See Afar Off
When the Savior told Enoch that he was to go and preach
to the people because of their wickedness, He mentioned that one of the reasons
His anger was against them was because “their eyes cannot see afar off” (Moses
6:27). What is it that they cannot see “afar
off”? This phrase is found in a few other
places in scriptures and I think they give us some clues about what is meant.
Peter wrote that those who lacked the
Christlike attributes of faith, virtue, knowledge, temperance, patience,
godliness, brotherly kindness, and charity are “blind, and cannot see afar off”
(2 Peter 1:5-9). This seems to imply
that what they cannot see is spiritual; having cultivated no divine attributes
they cannot see what needs to be “beheld with an eye of faith” (Ether
12:19). Paul wrote of some of the great
patriarchs such as Noah and Abraham, saying how they “all died in faith, not
having received the promises, but having seen them afar off, and were persuaded
of them, and embraced them, and confessed that they were strangers and pilgrims
on the earth” (Hebrews 11:13). Again there
is a notion of faith that was needed to see afar off; Abraham, for example,
received promises that his posterity would be “as the sand which is by the sea shore
innumerable” and yet he certainly saw little indication of the fulfillment of
that prophecy in his mortal life (Hebrews 11:12). Elihu the friend of Job said, “Remember that
thou magnify his work, which men behold. Every man may see it; man may behold
it afar off” (Job 36:24-25). Here he
seems to be suggesting that man can behold from far off the work of God, which
of course is not discerned with natural eyes.

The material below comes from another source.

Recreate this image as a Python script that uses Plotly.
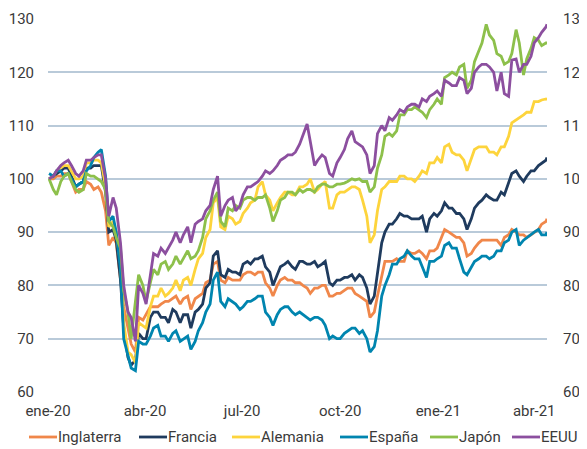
import plotly.graph_objects as go
import pandas as pd

thursdays = pd.date_range("2020-01-02", periods=67, freq="7D")
mondays = thursdays + pd.Timedelta(days=4)
dates = [d.strftime("%Y-%m-%d") for pair in zip(thursdays, mondays) for d in pair] + ["2021-04-13"]

eeuu = [100, 100.5, 101.5, 102.5, 103, 103.5, 102.5, 101, 100.5, 101.5,
        103.5, 103.5, 104, 104.5, 104.5, 100, 93, 96.5, 94.5, 88,
        80, 75, 74, 69.5, 80, 78.5, 76.5, 82, 86, 85.5,
        87, 86, 87, 88.5, 90, 88, 89.5, 91, 88, 91.5,
        92, 92.5, 94, 95, 98, 100.5, 93, 95, 96, 96.5,
        94, 95, 97, 98.5, 98.5, 99, 99.5, 100.5, 101.5, 101,
        101.5, 102.5, 103.5, 104, 104.5, 104.5, 105, 106.5, 108, 110.3,
        107, 102.5, 103.5, 104.5, 104, 101, 100.5, 103, 104, 105.5,
        107.5, 109, 107, 106.5, 106, 104.5, 101, 102.5, 108.5, 110,
        109, 111.5, 111, 112, 113, 112.5, 113.5, 114, 114, 113.5,
        115, 114.5, 115.5, 116, 116.5, 115.5, 118.5, 118, 117.5, 117.5,
        119, 118.5, 116, 117, 120, 121, 121.5, 121.5, 121, 120,
        116.5, 120, 116, 115.5, 122.3, 122.5, 120, 121.5, 121.5, 123,
        125.5, 126.5, 127.5, 128.5, 129]
japon = [100, 98, 97, 99.5, 100.5, 101, 99.5, 98, 97.5, 98,
         101, 100.5, 100.5, 100, 99.5, 98, 92, 91, 89, 87,
         79, 75, 70, 77, 82, 80, 77, 80.5, 83, 82,
         84, 84.5, 83, 84, 85.5, 84, 85, 86.5, 85, 85.5,
         86.5, 89, 92.5, 94, 96, 97.5, 92, 91, 94.5, 94,
         95, 94.5, 96, 96.5, 96.5, 96, 96.5, 96.5, 97, 94.5,
         92, 94, 96, 96.5, 97.5, 97.5, 97, 98, 97.5, 98,
         98, 97.5, 98.5, 99, 99, 98.5, 98.5, 99, 99, 99.2,
         99.5, 100, 99.8, 100, 99.5, 99.5, 97.5, 98.5, 102, 104.5,
         108, 108.5, 108, 109, 112, 112, 113, 113, 113.5, 113,
         112.5, 111.5, 113, 114, 115, 114, 119, 119.5, 120, 119.5,
         121, 121.5, 117, 118.5, 122, 124, 125.5, 129, 127, 126,
         123.5, 123, 121.5, 122, 123.5, 128, 125.5, 119.5, 122.5, 124.5,
         126.5, 126, 125, 125.5, 125.5]
alemania = [100, 100.5, 101.5, 102, 102.5, 102.5, 101.5, 100, 100, 100.5,
            103, 103, 103.5, 103.5, 103, 98.5, 91, 92, 90, 84,
            73, 67.5, 67, 65.5, 73, 72.5, 72, 76, 78, 78,
            79.5, 78, 78.5, 79.5, 81, 79, 81, 81.5, 80, 83,
            85, 86, 89, 90.5, 95.5, 96.5, 91, 90.5, 93, 92.5,
            91.5, 92, 93.5, 94.5, 95.5, 96, 98.5, 99.5, 97, 96,
            94, 95.5, 96.5, 97.5, 97.5, 97, 97, 98.5, 98.5, 99,
            100, 97.5, 98, 99, 99.5, 94.5, 94.5, 97, 97.5, 97.5,
            98, 98.5, 98.5, 98, 96, 93, 88, 89.5, 94, 98,
            98.5, 99.5, 99.5, 99.5, 100.5, 100.5, 100, 100, 99.5, 100.5,
            101.5, 101, 103, 103, 104, 103, 106, 106.5, 105, 104.5,
            104.5, 103.5, 101.5, 104, 105.5, 106, 106, 106, 105, 105,
            104.5, 106, 106, 108, 110.5, 111, 111.5, 112, 112.5, 112.5,
            114.5, 114.5, 114.8, 115, 114.8]
francia = [100, 100.5, 101, 101.5, 102, 102, 100.5, 98.5, 99, 99.5,
           102, 102, 102.5, 102.5, 102.5, 97.5, 90, 90.5, 88.5, 81,
           72, 66.5, 65, 66, 71, 70, 70, 74, 75, 75,
           74, 74, 73, 75.5, 75, 73, 74.5, 74.5, 72, 75,
           75.5, 76.5, 79.5, 80.5, 85.5, 86.5, 82, 81.5, 83, 82.5,
           82.5, 82, 84, 84.5, 84, 85, 85, 85.5, 83.5, 82.5,
           80, 82, 83.5, 84, 84.5, 83.5, 83, 84.5, 84.5, 84,
           84, 84.5, 83.5, 84, 84.5, 80.5, 80, 81, 81, 81.5,
           81.5, 82, 81, 82, 81.5, 79.5, 76.5, 78, 82, 88,
           90, 91.5, 91.5, 92.5, 93.5, 93, 93, 92.5, 92.5, 92.5,
           93, 90, 92.5, 93.5, 93, 94, 95.5, 94.5, 94.5, 93.5,
           93.5, 92.5, 90.5, 92.5, 94.5, 95.5, 96, 97, 96.5, 96,
           96, 97.5, 97, 99.5, 101, 101.5, 100.5, 99.5, 100.5, 101.5,
           101.5, 102.5, 103, 103.5, 104]
inglaterra = [100, 100, 100.5, 100.5, 101, 101, 99.5, 97.5, 98, 98,
              99.5, 99, 98, 98.5, 97.5, 94, 87.5, 89, 88, 81,
              76, 72, 69, 67.5, 74, 73.5, 74.5, 76, 76, 76,
              76.5, 77, 77, 77.5, 78, 76.5, 77.5, 78, 75.5, 77.5,
              78, 78.5, 80.5, 81, 84, 84.5, 81, 80.5, 81.5, 81,
              81, 81, 82, 82.5, 82.5, 82, 82.5, 82.5, 80.5, 79.5,
              78, 80, 81, 81.5, 81, 81, 80.5, 80.5, 80, 79.5,
              78.5, 79.5, 79.5, 80, 80, 78, 78, 78.5, 78.5, 79,
              79.5, 79.5, 78.5, 78, 77.5, 77, 74, 75, 78, 82,
              84.5, 84.5, 84.5, 85, 84.5, 84.5, 86.5, 86, 86, 86.5,
              86, 85, 86.5, 86.5, 87, 89, 90.5, 90, 89.5, 89,
              89, 88, 85.5, 86, 87, 88, 88.5, 88.5, 88.5, 88.5,
              88.5, 87.5, 89, 89.5, 90.5, 90, 89.5, 89.5, 89, 89.5,
              90, 90.5, 91.5, 92, 92.5]
espana = [101, 100.5, 101.5, 101.5, 100.5, 101, 100, 98.5, 99, 99.5,
          101.5, 102.5, 104, 105, 105.5, 100.5, 92, 93, 90, 83,
          70, 66.5, 64.5, 64, 69.5, 69, 69, 70.5, 72, 72.5,
          70.5, 70.5, 69.5, 71, 71.5, 69.5, 70, 70.5, 68, 69.5,
          71.5, 73, 75, 76.5, 81, 82.5, 77, 76, 77.5, 77,
          76.5, 75.5, 76, 77, 77, 77.5, 78, 78, 75, 74,
          72.5, 74.5, 75.5, 76, 76, 75, 74.5, 75, 74.5, 74,
          73.5, 74, 74, 73.5, 72.5, 70, 70.5, 70, 70, 71,
          71.5, 72, 72, 71, 71.5, 70, 67.5, 68.5, 71.5, 78,
          80, 82, 84, 84, 85, 85.5, 86.5, 85.5, 85, 85,
          83.5, 81.5, 84.5, 84.5, 85, 85.5, 87.5, 88, 87, 87,
          85, 82.5, 82, 83.5, 84.5, 85, 85.5, 85.5, 85, 85.5,
          86.5, 86.5, 88, 88.5, 90, 90.5, 87.5, 88.5, 89, 89.5,
          90, 90.5, 89.5, 89.5, 90]

names = ["Inglaterra", "Francia", "Alemania", "España", "Japón", "EEUU"]
values = [inglaterra, francia, alemania, espana, japon, eeuu]
colors = ["#F0874A", "#1F3B5E", "#FDD43C", "#0085AF", "#8DC04B", "#8C4F9F"]
for v in values:
    assert len(v) == len(dates), (len(v), len(dates))

y_ticks = [60, 70, 80, 90, 100, 110, 120, 130]
x_ticks = ["2020-01-01", "2020-04-01", "2020-07-01", "2020-10-01", "2021-01-01", "2021-04-01"]
x_labels = ["ene-20", "abr-20", "jul-20", "oct-20", "ene-21", "abr-21"]

# figure geometry (pixels)
W, H = 579, 441
ML, MR, MT, MB = 40, 40, 11, 57
PW, PH = W - ML - MR, H - MT - MB
# legend entry start positions in pixels (line start), line length
leg_x = [21, 131, 224, 332, 422, 504]
leg_len = 28
leg_y = 429

fig = go.Figure()
for name, vals, col in zip(names, values, colors):
    fig.add_trace(go.Scatter(x=dates, y=vals, name=name, mode="lines",
                             line=dict(color=col, width=2.8)))
fig.add_trace(go.Scatter(x=[dates[0]], y=[100], yaxis="y2", showlegend=False,
                         mode="lines", line=dict(width=0), hoverinfo="skip"))

def px_x(p):
    return (p - ML) / PW

def px_y(p):
    return (MT + PH - p) / PH

txt_color = "#3a3a3a"
for name, col, lx in zip(names, colors, leg_x):
    fig.add_shape(type="line", xref="paper", yref="paper",
                  x0=px_x(lx), x1=px_x(lx + leg_len), y0=px_y(leg_y), y1=px_y(leg_y),
                  line=dict(color=col, width=2.8))
    fig.add_annotation(xref="paper", yref="paper", x=px_x(lx + leg_len - 1), y=px_y(leg_y),
                       xanchor="left", yanchor="middle", text=name, showarrow=False,
                       font=dict(size=15, color=txt_color))

font = dict(family="Roboto, Arial, sans-serif", size=15, color=txt_color)
fig.update_layout(
    width=W, height=H,
    margin=dict(l=ML, r=MR, t=MT, b=MB, autoexpand=False),
    paper_bgcolor="white", plot_bgcolor="white",
    font=font,
    showlegend=False,
    xaxis=dict(range=["2020-01-01", "2021-04-13"], tickvals=x_ticks, ticktext=x_labels,
               showgrid=False, zeroline=False, showline=False, ticks="", ticklabelstandoff=8),
    yaxis=dict(range=[60, 130], tickvals=y_ticks, showgrid=True, gridcolor="#B9CAD9", gridwidth=1.5,
               zeroline=False, showline=False, ticks="", ticklabelstandoff=13),
    yaxis2=dict(range=[60, 130], tickvals=y_ticks, overlaying="y", side="right", showgrid=False,
                zeroline=False, showline=False, ticks="", ticklabelstandoff=15),
)
fig.write_html("out.html")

In a parable given in our dispensation the Lord used the phrase to describe
the watchmen on the tower: “And behold, the watchman upon the tower would have
seen the enemy while he was yet afar off; and then ye could have made ready and
kept the enemy from breaking down the hedge thereof, and saved my vineyard from
the hands of the destroyer” (D&C 101:54).

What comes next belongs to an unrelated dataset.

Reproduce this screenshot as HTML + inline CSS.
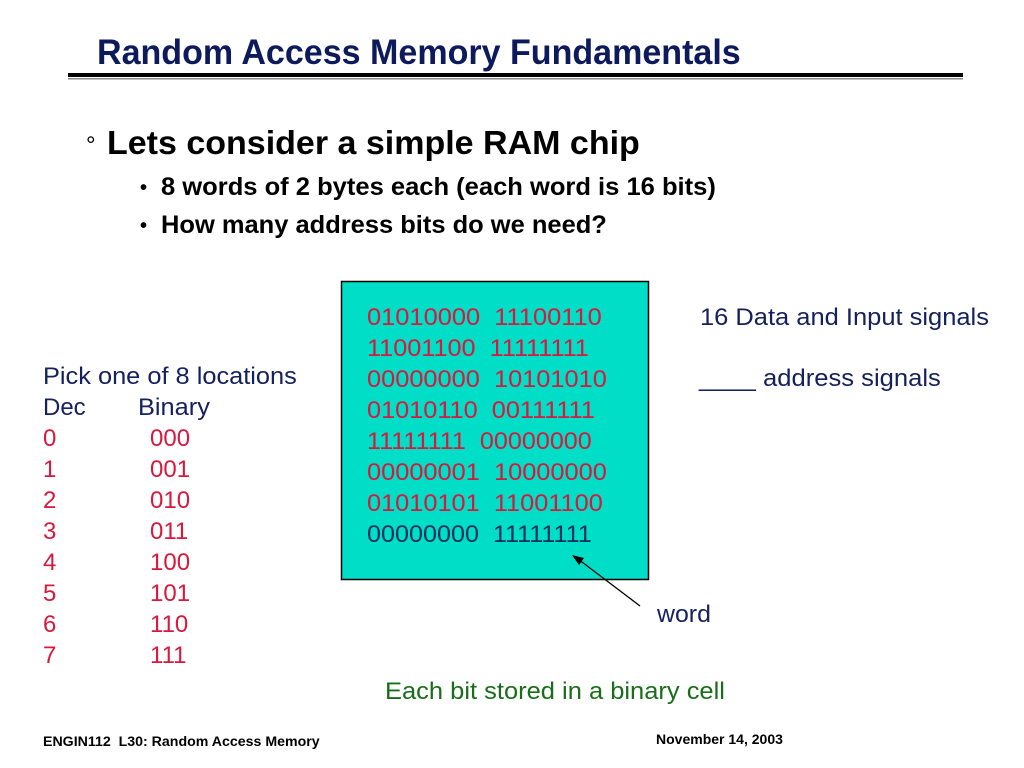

Here what could not be seen by the slothful servants was their enemy
which was afar off, but if they had built the tower as commanded they would have
seen the enemy coming well in advance. If
we do not uphold and listen to the voice of the prophets who are the watchmen
for us, we will not be able to see “afar off” to understand how to prepare
against the wickedness coming in the future. So this phrase that the Lord used to describe
the wickedness of the people in the days of Enoch seems to imply a lack of
faith, an inability to perceive the works of God, and a rejection of the
prophets who indeed allow us to see “afar off.”
In order to not fall under the same condemnation then we must seek to
cultivate the divine attributes given by Peter, and in particular to develop
faith in the Lord and the words of His modern day prophets.